((
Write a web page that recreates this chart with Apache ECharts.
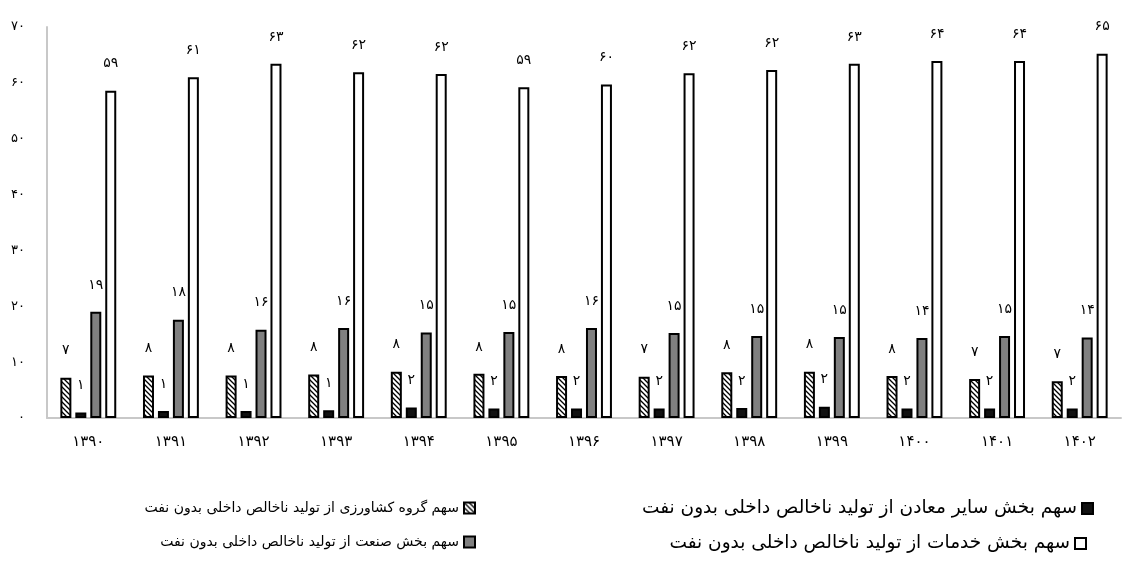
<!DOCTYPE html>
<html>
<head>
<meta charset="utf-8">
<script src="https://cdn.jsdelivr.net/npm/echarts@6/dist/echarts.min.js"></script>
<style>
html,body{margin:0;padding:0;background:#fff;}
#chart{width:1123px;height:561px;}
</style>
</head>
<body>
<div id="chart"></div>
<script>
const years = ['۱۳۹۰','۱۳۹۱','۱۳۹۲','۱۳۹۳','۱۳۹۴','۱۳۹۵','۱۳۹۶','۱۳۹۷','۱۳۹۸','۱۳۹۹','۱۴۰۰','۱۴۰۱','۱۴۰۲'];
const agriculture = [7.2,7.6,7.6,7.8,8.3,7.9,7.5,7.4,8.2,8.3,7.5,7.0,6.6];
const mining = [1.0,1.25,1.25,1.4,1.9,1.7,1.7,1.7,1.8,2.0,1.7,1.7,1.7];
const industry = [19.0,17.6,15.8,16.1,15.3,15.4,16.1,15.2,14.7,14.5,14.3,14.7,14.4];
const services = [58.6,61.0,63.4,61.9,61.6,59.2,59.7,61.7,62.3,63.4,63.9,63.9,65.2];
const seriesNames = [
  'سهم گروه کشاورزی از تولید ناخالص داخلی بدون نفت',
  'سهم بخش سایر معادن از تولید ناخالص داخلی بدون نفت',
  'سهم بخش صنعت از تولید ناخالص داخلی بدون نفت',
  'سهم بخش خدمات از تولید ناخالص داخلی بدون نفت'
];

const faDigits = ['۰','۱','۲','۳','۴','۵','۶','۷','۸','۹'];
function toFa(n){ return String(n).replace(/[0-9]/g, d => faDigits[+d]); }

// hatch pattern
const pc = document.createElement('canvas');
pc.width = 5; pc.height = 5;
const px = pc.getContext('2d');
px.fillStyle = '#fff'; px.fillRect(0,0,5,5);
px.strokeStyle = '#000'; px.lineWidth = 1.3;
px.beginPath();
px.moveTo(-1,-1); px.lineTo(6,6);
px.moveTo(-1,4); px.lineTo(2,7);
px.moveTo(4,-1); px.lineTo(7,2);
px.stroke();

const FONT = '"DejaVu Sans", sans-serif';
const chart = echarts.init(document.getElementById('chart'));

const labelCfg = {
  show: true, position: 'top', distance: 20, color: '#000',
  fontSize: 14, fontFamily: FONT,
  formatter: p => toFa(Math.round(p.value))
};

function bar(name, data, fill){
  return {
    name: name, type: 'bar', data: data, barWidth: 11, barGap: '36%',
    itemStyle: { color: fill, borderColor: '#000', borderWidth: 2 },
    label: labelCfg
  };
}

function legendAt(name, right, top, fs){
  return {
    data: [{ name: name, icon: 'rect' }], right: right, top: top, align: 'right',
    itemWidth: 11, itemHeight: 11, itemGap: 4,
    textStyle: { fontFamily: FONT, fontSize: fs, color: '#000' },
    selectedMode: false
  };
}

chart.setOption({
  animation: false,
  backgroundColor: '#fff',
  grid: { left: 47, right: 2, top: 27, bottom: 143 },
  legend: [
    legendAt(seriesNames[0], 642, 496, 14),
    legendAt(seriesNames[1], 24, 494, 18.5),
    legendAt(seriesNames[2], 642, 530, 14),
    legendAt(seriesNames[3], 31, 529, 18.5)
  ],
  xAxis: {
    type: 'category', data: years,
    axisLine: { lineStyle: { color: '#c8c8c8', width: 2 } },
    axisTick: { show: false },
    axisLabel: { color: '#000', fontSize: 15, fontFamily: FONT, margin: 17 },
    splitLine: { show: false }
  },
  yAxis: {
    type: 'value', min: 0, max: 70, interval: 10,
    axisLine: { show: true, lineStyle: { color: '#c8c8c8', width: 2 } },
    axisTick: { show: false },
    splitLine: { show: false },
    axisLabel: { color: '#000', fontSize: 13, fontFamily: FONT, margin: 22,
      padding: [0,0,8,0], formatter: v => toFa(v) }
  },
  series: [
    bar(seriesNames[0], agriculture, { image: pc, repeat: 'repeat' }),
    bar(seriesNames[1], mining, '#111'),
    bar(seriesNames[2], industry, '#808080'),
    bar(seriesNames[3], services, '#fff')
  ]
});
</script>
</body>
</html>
))
* Given task:
Extract the lines exactly, please: the first line of the listing, the line with "return String(n).replace(/[0-9]/g, d", and every line between them, but no pictures.

* Exercise output:
Write a web page that recreates this chart with Apache ECharts.
<!DOCTYPE html>
<html>
<head>
<meta charset="utf-8">
<script src="https://cdn.jsdelivr.net/npm/echarts@6/dist/echarts.min.js"></script>
<style>
html,body{margin:0;padding:0;background:#fff;}
#chart{width:1123px;height:561px;}
</style>
</head>
<body>
<div id="chart"></div>
<script>
const years = ['۱۳۹۰','۱۳۹۱','۱۳۹۲','۱۳۹۳','۱۳۹۴','۱۳۹۵','۱۳۹۶','۱۳۹۷','۱۳۹۸','۱۳۹۹','۱۴۰۰','۱۴۰۱','۱۴۰۲'];
const agriculture = [7.2,7.6,7.6,7.8,8.3,7.9,7.5,7.4,8.2,8.3,7.5,7.0,6.6];
const mining = [1.0,1.25,1.25,1.4,1.9,1.7,1.7,1.7,1.8,2.0,1.7,1.7,1.7];
const industry = [19.0,17.6,15.8,16.1,15.3,15.4,16.1,15.2,14.7,14.5,14.3,14.7,14.4];
const services = [58.6,61.0,63.4,61.9,61.6,59.2,59.7,61.7,62.3,63.4,63.9,63.9,65.2];
const seriesNames = [
  'سهم گروه کشاورزی از تولید ناخالص داخلی بدون نفت',
  'سهم بخش سایر معادن از تولید ناخالص داخلی بدون نفت',
  'سهم بخش صنعت از تولید ناخالص داخلی بدون نفت',
  'سهم بخش خدمات از تولید ناخالص داخلی بدون نفت'
];

const faDigits = ['۰','۱','۲','۳','۴','۵','۶','۷','۸','۹'];
function toFa(n){ return String(n).replace(/[0-9]/g, d => faDigits[+d]); }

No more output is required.